_Task brief_
Lines after the one containing "import plotly.graph_objects as go" are to be omitted; print exactly each line from the start of the records up to and including it.

_Data for this task_
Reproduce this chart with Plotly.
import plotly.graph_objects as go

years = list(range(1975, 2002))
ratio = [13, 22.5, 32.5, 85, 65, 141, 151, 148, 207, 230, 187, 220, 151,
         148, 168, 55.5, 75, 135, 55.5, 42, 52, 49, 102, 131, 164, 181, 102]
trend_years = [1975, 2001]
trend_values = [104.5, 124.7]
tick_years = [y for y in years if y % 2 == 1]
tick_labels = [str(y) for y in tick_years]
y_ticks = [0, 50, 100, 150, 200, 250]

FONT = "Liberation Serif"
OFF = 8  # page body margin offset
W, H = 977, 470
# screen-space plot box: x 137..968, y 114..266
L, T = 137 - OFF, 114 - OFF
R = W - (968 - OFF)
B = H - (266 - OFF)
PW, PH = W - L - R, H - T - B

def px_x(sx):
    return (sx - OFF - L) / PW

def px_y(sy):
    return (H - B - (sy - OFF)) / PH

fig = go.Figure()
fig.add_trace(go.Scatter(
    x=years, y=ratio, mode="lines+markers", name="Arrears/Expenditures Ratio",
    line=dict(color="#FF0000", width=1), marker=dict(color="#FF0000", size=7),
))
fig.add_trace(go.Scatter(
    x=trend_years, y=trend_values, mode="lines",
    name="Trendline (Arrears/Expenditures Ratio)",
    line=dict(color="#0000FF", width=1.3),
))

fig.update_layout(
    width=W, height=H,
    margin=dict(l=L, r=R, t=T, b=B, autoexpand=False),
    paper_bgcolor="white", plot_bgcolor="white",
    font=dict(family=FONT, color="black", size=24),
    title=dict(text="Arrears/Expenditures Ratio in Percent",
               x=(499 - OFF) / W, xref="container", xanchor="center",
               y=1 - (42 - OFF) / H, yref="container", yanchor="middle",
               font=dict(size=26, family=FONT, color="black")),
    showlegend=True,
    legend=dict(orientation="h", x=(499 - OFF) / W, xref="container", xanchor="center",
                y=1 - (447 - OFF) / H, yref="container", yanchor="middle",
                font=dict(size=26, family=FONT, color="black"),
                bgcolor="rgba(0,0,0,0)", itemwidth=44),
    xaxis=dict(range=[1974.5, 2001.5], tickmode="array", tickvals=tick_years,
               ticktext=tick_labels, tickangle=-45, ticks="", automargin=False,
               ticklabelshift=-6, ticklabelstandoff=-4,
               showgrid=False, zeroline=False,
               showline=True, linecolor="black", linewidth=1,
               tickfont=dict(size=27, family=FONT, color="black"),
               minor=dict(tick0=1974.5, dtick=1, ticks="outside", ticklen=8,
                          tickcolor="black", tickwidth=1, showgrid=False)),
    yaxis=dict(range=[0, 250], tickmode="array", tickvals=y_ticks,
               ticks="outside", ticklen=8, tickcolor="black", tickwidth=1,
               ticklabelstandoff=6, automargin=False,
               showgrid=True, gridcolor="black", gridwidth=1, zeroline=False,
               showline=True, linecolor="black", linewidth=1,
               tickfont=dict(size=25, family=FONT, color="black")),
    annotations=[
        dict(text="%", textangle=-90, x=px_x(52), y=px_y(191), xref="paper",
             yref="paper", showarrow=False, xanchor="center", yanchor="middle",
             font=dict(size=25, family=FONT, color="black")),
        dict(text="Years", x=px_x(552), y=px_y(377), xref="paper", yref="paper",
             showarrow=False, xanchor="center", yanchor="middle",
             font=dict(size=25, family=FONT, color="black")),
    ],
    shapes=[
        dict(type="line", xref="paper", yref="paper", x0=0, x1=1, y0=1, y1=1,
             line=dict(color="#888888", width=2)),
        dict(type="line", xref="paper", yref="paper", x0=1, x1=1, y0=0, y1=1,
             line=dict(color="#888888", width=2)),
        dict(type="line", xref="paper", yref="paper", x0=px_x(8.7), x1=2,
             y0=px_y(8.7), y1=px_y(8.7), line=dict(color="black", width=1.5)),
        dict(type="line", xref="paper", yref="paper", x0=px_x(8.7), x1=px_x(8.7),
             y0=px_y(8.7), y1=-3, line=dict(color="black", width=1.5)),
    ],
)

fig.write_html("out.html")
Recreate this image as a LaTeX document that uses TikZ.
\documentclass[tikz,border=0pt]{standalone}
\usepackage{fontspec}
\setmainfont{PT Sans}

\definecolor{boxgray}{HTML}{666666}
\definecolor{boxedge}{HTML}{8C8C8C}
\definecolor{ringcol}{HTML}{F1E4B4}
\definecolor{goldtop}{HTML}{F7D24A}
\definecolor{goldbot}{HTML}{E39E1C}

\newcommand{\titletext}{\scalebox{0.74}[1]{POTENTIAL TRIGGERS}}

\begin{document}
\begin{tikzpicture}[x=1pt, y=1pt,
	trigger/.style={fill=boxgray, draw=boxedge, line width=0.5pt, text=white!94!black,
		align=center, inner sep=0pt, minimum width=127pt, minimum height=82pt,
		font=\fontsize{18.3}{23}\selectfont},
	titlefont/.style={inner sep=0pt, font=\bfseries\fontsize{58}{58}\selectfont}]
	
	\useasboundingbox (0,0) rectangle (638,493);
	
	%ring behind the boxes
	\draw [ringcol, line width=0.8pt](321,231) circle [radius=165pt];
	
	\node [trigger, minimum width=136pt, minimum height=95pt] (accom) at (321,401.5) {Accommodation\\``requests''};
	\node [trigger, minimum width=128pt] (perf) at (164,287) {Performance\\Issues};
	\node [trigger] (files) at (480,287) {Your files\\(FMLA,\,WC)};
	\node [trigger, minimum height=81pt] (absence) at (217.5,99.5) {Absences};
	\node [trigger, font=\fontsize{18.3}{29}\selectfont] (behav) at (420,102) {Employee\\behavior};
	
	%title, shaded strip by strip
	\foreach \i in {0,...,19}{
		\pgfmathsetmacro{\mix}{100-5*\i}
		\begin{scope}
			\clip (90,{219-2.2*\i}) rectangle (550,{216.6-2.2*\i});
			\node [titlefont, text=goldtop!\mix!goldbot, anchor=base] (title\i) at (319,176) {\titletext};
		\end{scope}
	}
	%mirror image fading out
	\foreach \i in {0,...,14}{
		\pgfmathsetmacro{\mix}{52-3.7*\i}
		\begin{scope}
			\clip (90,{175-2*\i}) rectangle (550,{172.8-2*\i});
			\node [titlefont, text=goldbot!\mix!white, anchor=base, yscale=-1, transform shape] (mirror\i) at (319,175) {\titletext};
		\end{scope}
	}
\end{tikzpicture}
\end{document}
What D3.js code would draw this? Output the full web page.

_Final result_
Reproduce this chart with Plotly.
import plotly.graph_objects as go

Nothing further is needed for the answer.